Begin with the first line below and retype each line exactly through the line containing "import plotly.graph_objects as go". Any pictures are to be left out.

::::::::

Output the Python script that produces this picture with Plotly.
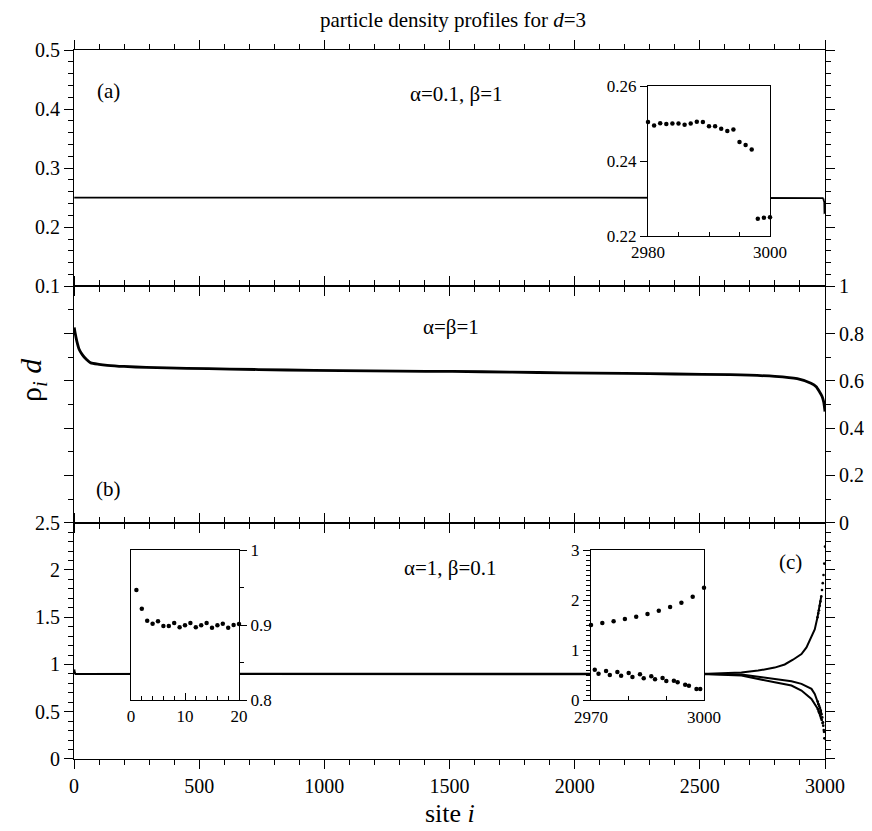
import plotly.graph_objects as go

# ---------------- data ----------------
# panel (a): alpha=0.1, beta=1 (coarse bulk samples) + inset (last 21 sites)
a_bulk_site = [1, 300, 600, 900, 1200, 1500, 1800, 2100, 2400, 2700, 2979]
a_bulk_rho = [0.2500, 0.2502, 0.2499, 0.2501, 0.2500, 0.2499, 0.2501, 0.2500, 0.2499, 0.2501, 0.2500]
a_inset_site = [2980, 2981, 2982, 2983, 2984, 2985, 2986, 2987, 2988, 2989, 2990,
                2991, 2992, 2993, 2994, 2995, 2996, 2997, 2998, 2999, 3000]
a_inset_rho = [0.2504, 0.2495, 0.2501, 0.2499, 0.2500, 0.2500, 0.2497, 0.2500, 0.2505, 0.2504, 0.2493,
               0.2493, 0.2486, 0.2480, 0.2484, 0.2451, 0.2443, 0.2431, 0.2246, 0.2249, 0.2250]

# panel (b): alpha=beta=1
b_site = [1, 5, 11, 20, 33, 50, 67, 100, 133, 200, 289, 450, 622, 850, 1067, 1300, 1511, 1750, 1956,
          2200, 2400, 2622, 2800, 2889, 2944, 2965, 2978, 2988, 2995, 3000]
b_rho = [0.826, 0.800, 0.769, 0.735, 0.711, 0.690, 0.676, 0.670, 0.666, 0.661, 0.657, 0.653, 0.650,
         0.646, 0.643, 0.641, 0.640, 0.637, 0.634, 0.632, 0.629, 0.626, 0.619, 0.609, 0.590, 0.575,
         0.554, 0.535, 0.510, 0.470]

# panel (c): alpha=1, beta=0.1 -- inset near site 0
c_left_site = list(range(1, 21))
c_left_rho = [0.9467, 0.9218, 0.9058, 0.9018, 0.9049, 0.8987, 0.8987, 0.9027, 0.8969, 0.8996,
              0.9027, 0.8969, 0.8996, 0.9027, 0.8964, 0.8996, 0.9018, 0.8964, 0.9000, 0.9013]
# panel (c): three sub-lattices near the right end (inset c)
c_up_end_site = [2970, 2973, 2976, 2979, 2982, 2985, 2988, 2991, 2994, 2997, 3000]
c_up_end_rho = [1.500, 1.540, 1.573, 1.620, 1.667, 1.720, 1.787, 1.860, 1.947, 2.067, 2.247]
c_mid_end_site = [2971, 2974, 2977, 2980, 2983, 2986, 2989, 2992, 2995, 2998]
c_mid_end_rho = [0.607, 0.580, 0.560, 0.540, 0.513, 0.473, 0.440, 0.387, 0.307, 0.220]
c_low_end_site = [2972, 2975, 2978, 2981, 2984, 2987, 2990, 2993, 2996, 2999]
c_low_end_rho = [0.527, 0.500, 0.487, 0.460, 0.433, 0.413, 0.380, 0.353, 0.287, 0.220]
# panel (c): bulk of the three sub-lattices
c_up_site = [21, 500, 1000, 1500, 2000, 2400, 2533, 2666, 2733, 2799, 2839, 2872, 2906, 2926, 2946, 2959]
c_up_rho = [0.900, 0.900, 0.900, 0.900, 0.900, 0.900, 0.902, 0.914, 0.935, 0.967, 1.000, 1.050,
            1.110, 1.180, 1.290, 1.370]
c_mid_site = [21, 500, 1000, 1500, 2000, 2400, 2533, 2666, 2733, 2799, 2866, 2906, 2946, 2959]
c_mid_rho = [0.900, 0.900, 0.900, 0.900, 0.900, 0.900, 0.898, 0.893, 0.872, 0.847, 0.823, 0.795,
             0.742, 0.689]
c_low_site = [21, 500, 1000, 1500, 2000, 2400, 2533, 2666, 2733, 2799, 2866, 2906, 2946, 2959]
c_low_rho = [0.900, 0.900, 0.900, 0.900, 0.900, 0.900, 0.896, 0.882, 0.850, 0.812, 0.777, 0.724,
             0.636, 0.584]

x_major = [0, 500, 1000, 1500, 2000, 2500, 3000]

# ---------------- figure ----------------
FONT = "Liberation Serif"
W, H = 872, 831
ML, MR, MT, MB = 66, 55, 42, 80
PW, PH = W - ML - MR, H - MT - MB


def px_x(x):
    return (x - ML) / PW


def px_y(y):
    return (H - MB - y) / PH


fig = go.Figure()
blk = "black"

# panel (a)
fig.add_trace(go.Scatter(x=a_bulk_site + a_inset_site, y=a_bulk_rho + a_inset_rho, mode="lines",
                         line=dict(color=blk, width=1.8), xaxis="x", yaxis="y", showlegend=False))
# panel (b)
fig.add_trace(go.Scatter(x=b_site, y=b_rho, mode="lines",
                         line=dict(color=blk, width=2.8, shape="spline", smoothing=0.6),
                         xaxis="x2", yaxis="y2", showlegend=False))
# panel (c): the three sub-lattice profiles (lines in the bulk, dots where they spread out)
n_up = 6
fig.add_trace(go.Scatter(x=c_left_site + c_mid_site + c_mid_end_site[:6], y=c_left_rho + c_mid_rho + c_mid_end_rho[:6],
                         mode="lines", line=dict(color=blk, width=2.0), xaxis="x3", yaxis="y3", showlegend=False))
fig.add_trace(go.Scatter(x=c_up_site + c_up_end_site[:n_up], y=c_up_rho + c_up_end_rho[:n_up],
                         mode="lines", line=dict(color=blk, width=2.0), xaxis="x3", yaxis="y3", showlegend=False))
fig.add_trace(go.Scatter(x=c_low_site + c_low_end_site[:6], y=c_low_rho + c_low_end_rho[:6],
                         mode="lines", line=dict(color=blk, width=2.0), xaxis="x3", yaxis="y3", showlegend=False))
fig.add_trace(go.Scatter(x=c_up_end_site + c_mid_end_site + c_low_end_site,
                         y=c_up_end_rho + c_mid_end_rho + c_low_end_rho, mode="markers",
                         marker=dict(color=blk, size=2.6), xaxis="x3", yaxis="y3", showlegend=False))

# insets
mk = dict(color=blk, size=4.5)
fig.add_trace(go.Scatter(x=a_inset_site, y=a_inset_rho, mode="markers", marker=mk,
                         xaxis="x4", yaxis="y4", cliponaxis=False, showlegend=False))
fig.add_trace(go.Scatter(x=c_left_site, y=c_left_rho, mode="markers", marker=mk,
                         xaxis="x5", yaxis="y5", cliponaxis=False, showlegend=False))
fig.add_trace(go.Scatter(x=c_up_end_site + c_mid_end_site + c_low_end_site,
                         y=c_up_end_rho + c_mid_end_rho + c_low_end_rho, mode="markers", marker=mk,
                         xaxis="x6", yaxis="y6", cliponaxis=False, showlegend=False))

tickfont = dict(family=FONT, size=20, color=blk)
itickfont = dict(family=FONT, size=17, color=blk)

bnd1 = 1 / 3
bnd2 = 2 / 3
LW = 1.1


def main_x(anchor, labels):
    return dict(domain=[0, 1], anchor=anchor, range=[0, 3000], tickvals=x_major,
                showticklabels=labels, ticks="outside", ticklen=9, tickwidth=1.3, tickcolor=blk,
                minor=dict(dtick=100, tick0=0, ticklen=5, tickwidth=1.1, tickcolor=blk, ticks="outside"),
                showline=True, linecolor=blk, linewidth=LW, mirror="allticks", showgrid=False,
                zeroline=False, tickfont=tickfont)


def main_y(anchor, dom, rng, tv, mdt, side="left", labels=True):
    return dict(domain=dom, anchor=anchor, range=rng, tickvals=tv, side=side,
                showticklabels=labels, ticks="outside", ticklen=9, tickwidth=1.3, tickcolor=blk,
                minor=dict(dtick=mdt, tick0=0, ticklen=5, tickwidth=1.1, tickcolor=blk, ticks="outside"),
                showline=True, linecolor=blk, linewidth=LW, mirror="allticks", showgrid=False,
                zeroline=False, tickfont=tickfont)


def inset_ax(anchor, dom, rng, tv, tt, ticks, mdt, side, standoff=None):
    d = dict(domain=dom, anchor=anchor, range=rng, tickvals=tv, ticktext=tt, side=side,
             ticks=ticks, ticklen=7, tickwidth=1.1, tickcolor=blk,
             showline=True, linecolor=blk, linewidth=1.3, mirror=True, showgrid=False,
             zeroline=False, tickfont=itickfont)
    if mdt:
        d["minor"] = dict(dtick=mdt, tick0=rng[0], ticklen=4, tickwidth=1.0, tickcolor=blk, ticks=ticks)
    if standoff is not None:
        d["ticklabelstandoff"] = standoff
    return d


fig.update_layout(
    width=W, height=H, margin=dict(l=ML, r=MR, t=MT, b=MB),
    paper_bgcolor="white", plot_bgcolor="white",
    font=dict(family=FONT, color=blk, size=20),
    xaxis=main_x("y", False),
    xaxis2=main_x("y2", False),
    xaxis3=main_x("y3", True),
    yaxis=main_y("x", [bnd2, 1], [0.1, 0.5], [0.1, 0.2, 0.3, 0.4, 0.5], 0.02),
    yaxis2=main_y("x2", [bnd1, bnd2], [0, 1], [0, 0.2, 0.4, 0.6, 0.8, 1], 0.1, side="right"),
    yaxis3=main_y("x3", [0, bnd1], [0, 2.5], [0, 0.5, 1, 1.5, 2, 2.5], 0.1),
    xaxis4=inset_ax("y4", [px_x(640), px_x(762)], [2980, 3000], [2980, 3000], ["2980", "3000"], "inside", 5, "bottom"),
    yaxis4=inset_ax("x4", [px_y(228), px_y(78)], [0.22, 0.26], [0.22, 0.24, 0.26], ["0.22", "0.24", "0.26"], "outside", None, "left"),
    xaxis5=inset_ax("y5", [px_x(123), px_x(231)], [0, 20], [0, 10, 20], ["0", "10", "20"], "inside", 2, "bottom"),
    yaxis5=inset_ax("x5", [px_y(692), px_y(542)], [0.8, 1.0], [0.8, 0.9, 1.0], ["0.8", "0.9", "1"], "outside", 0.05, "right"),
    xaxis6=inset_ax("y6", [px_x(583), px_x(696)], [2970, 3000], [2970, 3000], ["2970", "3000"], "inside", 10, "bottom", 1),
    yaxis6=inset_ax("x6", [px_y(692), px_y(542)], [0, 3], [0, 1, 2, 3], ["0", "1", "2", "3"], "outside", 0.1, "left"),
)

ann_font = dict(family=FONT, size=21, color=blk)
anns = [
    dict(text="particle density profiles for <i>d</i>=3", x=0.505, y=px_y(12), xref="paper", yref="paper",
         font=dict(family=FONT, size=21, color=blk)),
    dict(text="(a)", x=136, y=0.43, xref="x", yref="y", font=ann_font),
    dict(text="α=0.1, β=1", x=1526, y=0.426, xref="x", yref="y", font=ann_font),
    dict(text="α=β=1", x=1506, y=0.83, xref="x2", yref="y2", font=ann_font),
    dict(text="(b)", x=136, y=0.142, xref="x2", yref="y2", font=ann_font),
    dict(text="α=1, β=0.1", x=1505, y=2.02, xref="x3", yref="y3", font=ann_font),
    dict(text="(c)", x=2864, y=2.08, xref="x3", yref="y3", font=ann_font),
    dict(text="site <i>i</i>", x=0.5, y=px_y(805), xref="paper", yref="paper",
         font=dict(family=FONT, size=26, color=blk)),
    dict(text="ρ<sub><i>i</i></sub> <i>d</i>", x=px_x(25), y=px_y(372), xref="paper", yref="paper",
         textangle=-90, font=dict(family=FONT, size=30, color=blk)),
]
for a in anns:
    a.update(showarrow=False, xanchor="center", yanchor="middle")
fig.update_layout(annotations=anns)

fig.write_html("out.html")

::::::::

**Answer to the exercise**
Output the Python script that produces this picture with Plotly.
import plotly.graph_objects as go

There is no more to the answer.